From SNOPES; [Tony’s] early days were marked by Curtis working hard to shed every trace of his rough-and-tumble Bronx upbringing, though it still occasionally bled through: Most famously, his delivery of the line Yonder lies the castle of my fodder in 1951s The Prince Who Was A Thief became a running joke that shadowed him his entire life.
Read more at http://www.snopes.com/quotes/signature/tonycurtis.asp#HTT3YrEJEm30Rk6l.99
Worse Yet! A foreign character playing the part of an American!!
IMPEACH!
Chuck Connors as Geronimo.
However he sucked balls as Stacy Jacks in Rock of Ages.
That role should've went to Robert Downey Jr. Then the movie would have achieved Legendary Status!
John Wayne portrayed a WWI German captain in The Sea Chase. He orders full speed ahead to evade the British blockade & says,
“Well, auf wiedersehen, ol’ Fatherland. Guess I’ll be seeing ya.”
Enough to make Kurt Juergens cringe.
“I would salute you, but I am bereft of spit.”
Tommy Lee Jones as an IRA guy from Ireland. I forgot the film but remember the miscasting.
Tom in TROPIC THUNDER ,
Brits play far better Americans than many American actors do.
I remember Sidney Toler as Charlie Chan.
Due to political correctness, Charlie Chan movies are rarely shown on TV anymore.
Gregory Peck as a Russian peasant.
Charlie Chan was depicted by Warner Oland, Sydney Toler, & Roland Winter.
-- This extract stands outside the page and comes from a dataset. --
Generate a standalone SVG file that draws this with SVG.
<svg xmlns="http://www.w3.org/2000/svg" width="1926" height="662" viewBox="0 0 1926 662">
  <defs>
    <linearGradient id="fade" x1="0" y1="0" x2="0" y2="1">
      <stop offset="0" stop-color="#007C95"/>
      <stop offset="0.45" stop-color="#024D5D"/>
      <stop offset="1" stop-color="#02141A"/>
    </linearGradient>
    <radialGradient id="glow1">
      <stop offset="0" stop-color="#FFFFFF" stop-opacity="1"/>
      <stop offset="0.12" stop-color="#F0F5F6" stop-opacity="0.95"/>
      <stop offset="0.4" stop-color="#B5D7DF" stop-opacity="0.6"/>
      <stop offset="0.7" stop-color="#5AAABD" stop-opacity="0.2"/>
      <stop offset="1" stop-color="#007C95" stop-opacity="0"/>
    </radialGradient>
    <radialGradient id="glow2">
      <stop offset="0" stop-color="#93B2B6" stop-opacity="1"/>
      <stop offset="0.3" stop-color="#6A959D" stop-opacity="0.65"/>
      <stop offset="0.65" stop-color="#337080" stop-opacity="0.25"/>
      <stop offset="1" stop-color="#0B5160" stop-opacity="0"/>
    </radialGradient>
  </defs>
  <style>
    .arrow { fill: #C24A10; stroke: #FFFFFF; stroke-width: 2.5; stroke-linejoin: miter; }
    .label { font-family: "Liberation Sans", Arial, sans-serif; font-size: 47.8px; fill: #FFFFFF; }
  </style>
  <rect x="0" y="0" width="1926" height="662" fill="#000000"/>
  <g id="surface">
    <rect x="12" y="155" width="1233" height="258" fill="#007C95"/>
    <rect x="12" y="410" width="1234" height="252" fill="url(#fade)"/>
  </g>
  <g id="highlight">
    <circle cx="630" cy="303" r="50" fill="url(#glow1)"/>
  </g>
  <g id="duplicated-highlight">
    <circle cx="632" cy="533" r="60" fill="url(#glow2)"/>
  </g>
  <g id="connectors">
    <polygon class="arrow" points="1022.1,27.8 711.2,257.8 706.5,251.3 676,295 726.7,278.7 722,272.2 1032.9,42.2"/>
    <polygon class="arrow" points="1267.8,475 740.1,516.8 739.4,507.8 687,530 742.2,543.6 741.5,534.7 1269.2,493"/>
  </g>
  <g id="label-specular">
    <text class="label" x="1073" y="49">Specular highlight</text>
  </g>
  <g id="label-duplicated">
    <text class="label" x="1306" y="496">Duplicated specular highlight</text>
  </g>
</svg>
But Number One Son was always authentic Chinese. During WWII, sadistic Japanese army officers were played by Chinese actors, of which Hollywood had many.
Robert Downey Jr. TROPIC THUNDER.
I remember a flick where Richard Burton flopped as a Southerner.
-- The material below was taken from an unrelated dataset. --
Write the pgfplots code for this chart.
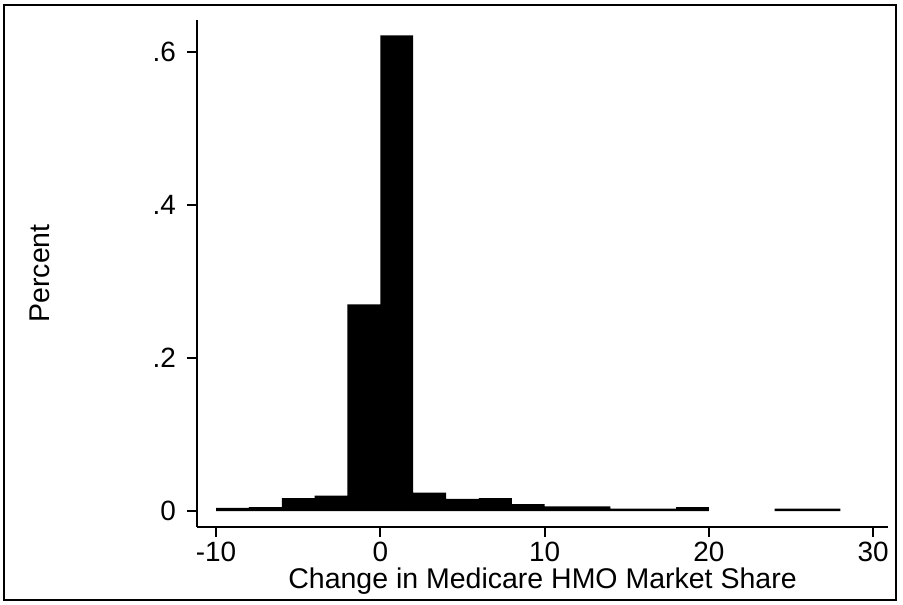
\documentclass[border=0pt]{standalone}
\usepackage{pgfplots}
\pgfplotsset{compat=1.18}
\usepackage{fontspec}
\setmainfont{Liberation Sans}
\begin{document}
\begin{tikzpicture}[x=0.5bp,y=0.5bp]
\path[use as bounding box] (0,0) rectangle (903,605);
\draw[line width=1.3bp] (4,5) rectangle (896,600);
\begin{axis}[
  at={(98.5bp,39bp)}, anchor=south west,
  scale only axis, width=345.5bp, height=253.5bp,
  xmin=-11.16, xmax=30.9, ymin=-0.0209, ymax=0.642,
  enlargelimits=false,
  axis lines=left,
  x axis line style={-, line width=1bp},
  y axis line style={-, line width=1bp},
  tick align=outside,
  major tick length=5bp,
  tick style={line width=1bp, black},
  xtick={-10,0,10,20,30},
  xticklabels={-10,0,10,20,30},
  ytick={0,0.2,0.4,0.6},
  yticklabels={0,.2,.4,.6},
  ticklabel style={font=\fontsize{14}{16}\selectfont},
  xticklabel style={yshift=1bp},
  yticklabel style={xshift=-2bp},
  label style={font=\fontsize{14.3}{16}\selectfont},
  xlabel={Change in Medicare HMO Market Share},
  ylabel={Percent},
  xlabel style={at={(axis description cs:0.5,-0.107)}, anchor=center},
  ylabel style={at={(axis description cs:-0.227,0.5)}, anchor=center},
]
\addplot[ybar interval, fill=black, draw=none] coordinates {
  (-10,0.004) (-8,0.005) (-6,0.017) (-4,0.020) (-2,0.270) (0,0.622)
  (2,0.024) (4,0.016) (6,0.017) (8,0.009) (10,0.006) (12,0.006)
  (14,0.003) (16,0.003) (18,0.005) (20,0)
};
\addplot[ybar interval, fill=black, draw=none] coordinates {
  (24,0.003) (26,0.003) (28,0)
};
\end{axis}
\end{tikzpicture}
\end{document}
Bugs me when the director of a movie made for an English speaking American audience thinks it would be more authentic to have the foreigners in the film speaking their own language and expects me to be able to read the subtitles, which are often too small or go by too fast, and be able to keep up with what’s going on. If I were reading the story in book form, the foreign character’s dialect would be written in English so I could read it, and when I am watching a movie, and they speak English with a foreign accent, I can imagine that maybe they are actually not speaking English, and that my brain is interpreting it as English, rather then reading nonsensical subtitles which take away from my viewing pleasure. Now if I have watched a couple of foreign films and read subtitles, but that’s expected, it was a foreign film. But an American film should have the foreigners, who are often the bad guys, plotting in accented English, rather then expecting the audience to read in subtitles that keep the viewer from enjoying the action. Phew! A little rant here, I can’t remember which movie it was that did this, but I think Bruce Willis was in it. It could have been an enjoyable movie, if I knew what was happening rather then trying to read the tiny fleeting subtitles which left me saying who’s who and who’s doing what, what just happened when I was trying to read the subtitles. So dumb!
How about the Mexican actor PEDRO ARMENDARIZ. He was so Americanized, in roles as a Mexican bandit he was often told to “act more Mexican!”
Every Irish person I met who saw “Far and Away” said Cruise did the worst Irish accent they ever heard.
Oh come on, you know you'd watch a movie with Johnny Depp playing Nicholas Cage playing Christopher Walken playing the actual character.